Von einzelnen Stellen, die mir gefallen haben, traue ich mich gar nicht zu sprechen, denn
ich fürchte, ich habe sie ganz anders verstanden, als sie gemeint waren.
Ich habe denn auch in Stollbergs Kirchengeschichte, nicht mit durchgängiger Befriedigung,
aber doch mit großer Erbauung und vieles mit Entzücken gelesen. Von einer Menge anderer
Bücher, die ich neulich durcharbeitete (unter anderm vier Bände einer höchst elenden
Reise durch Schweden, die mir den Arndt so verekelt hat, daß ich jetzt
den Geist der Zeit ganz zu vergessen suchen will denn es macht einen
zuletzt toll, daß derselbe Mensch so vortrefflich und doch auch wieder so grenzenlos
schlecht sein kann), citire ich Ihnen hier eins, welches zwar zu sehr außer dem Kreise
Ihrer Beschäftigungen liegt, als daß ich Ihnen zumuthen sollte, es zu lesen, von dem Sie
doch aber wissen müssen, daß es existirt. Es ist ein nachgelassenes Werk von Rulhières
in vier Bänden: Histoire de lanarchie de la Pologne; nach meinem Urtheil
das beste historische, das je ein Franzose hervorgebracht hat, und gewiß eine der
vorzüglichsten unter allen historischen Compositionen der Neueren; dabei von einem
solchen Interesse, daß ich zwei Nächte aufgeblieben bin, um es zu verschlingen.
In etwa acht Tagen werde ich nun in Teplitz seyn. Dann wird es
offenbar nur von Ihnen abhängen, ob wir uns von Zeit zu Zeit sehen sollen.
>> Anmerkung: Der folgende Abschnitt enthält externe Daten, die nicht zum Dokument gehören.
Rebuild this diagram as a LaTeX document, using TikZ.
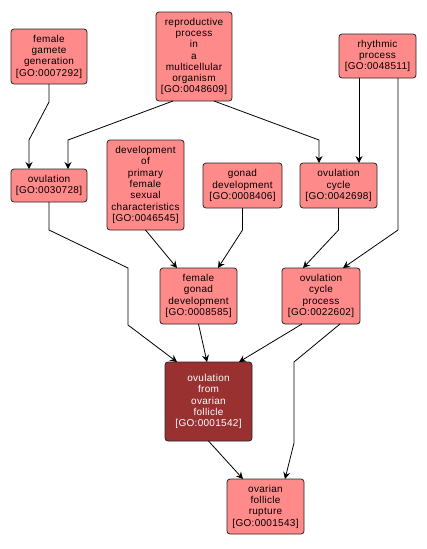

Wenn Sie
einige Tage bei mir wohnen wollen, lasse ich Sie von Dresden abholen und wieder
zurückfahren, so daß Ihnen die ganze Expedition auch nicht einen Groschen kosten soll.
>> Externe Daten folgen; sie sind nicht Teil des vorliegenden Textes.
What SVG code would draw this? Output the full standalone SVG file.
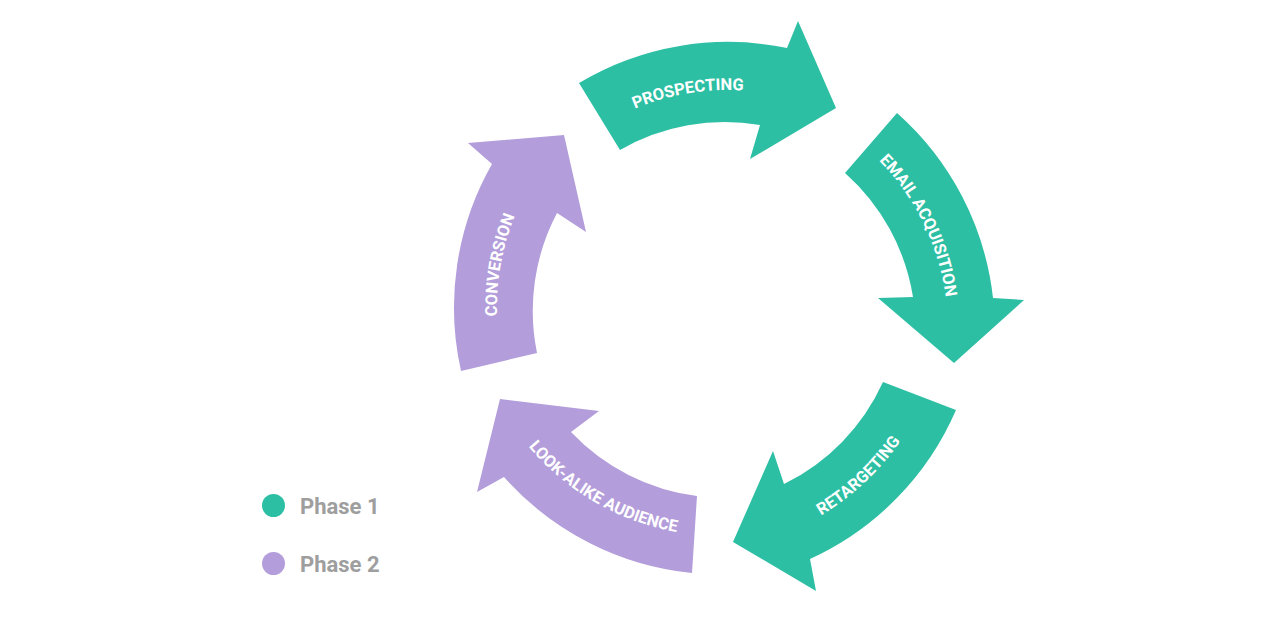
<svg xmlns="http://www.w3.org/2000/svg" width="1288" height="617" viewBox="0 0 1288 617">
<style>
.p1{fill:#2DBFA4}
.p2{fill:#B39DDA}
.lbl{font-family:Roboto,"Liberation Sans",sans-serif;font-weight:bold;font-size:16.5px;fill:#ffffff}
.leg{font-family:Roboto,"Liberation Sans",sans-serif;font-weight:bold;font-size:22px;fill:#9E9E9E}
</style>
<defs>
<path id="tp-prospecting" d="M574.1,145.3 A242,242 0 0 1 812.7,105.3"/>
<path id="tp-email" d="M840.9,128.6 A243,243 0 0 1 947.4,347.0"/>
<path id="tp-retargeting" d="M747.9,544.9 A256,256 0 0 0 934.8,369.9"/>
<path id="tp-lookalike" d="M502.8,410.0 A252,252 0 0 0 721,536"/>
<path id="tp-conversion" d="M511.9,392.5 A247,247 0 0 1 554.8,149.2"/>
</defs>
<rect width="1288" height="617" fill="#ffffff"/>
<g id="connectors"></g>
<g id="prospecting">
<path class="p1" d="M579,83 A290,290 0 0 1 787,48 L798,21 L836,108 L750,159 L760,125 A210,210 0 0 0 620,150 Z"/>
<text class="lbl"><textPath href="#tp-prospecting" startOffset="50%" text-anchor="middle">PROSPECTING</textPath></text>
</g>
<g id="email-acquisition">
<path class="p1" d="M897,113 A290,290 0 0 1 993,298 L1024,300 L954,363 L878,298 L913,297 A210,210 0 0 0 845,173 Z"/>
<text class="lbl"><textPath href="#tp-email" startOffset="50%" text-anchor="middle">EMAIL ACQUISITION</textPath></text>
</g>
<g id="retargeting">
<path class="p1" d="M956,410 A290,290 0 0 1 810,559 L816,591 L733,542 L773,451 L784,484 A210,210 0 0 0 883,382 Z"/>
<text class="lbl"><textPath href="#tp-retargeting" startOffset="50%" text-anchor="middle">RETARGETING</textPath></text>
</g>
<g id="look-alike-audience">
<path class="p2" d="M692,573 A290,290 0 0 1 504,477 L477,492 L500,399 L599,411 L571,432 A210,210 0 0 0 697,496 Z"/>
<text class="lbl"><textPath href="#tp-lookalike" startOffset="50%" text-anchor="middle">LOOK-ALIKE AUDIENCE</textPath></text>
</g>
<g id="conversion">
<path class="p2" d="M461,371 A290,290 0 0 1 492,164 L468,143 L564,135 L586,232 L557,213 A210,210 0 0 0 537,353 Z"/>
<text class="lbl"><textPath href="#tp-conversion" startOffset="50%" text-anchor="middle">CONVERSION</textPath></text>
</g>
<g id="legend-phase1">
<circle class="p1" cx="273.5" cy="505.5" r="11.5"/>
<text class="leg" x="300" y="514">Phase 1</text>
</g>
<g id="legend-phase2">
<circle class="p2" cx="273.5" cy="563.5" r="11.5"/>
<text class="leg" x="300" y="572">Phase 2</text>
</g>
</svg>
Denken Sie wenigstens über diesen Antrag nach. Ich sorge auch dafür, daß Sie in Teplitz
eine eigene, ruhige Stube finden, und also nach Herzenslust dichten oder faullenzen
können, wie es Ihnen belieben wird.
Leben Sie wohl, mein sehr
würdiger Freund!
G.
Vor einigen Tagen erhielt ich
einen langen Brief von meinem Vater aus Königsberg, der dort recht ruhig, froh und
gemächlich lebt. Es war mir eine außerordentliche Freude.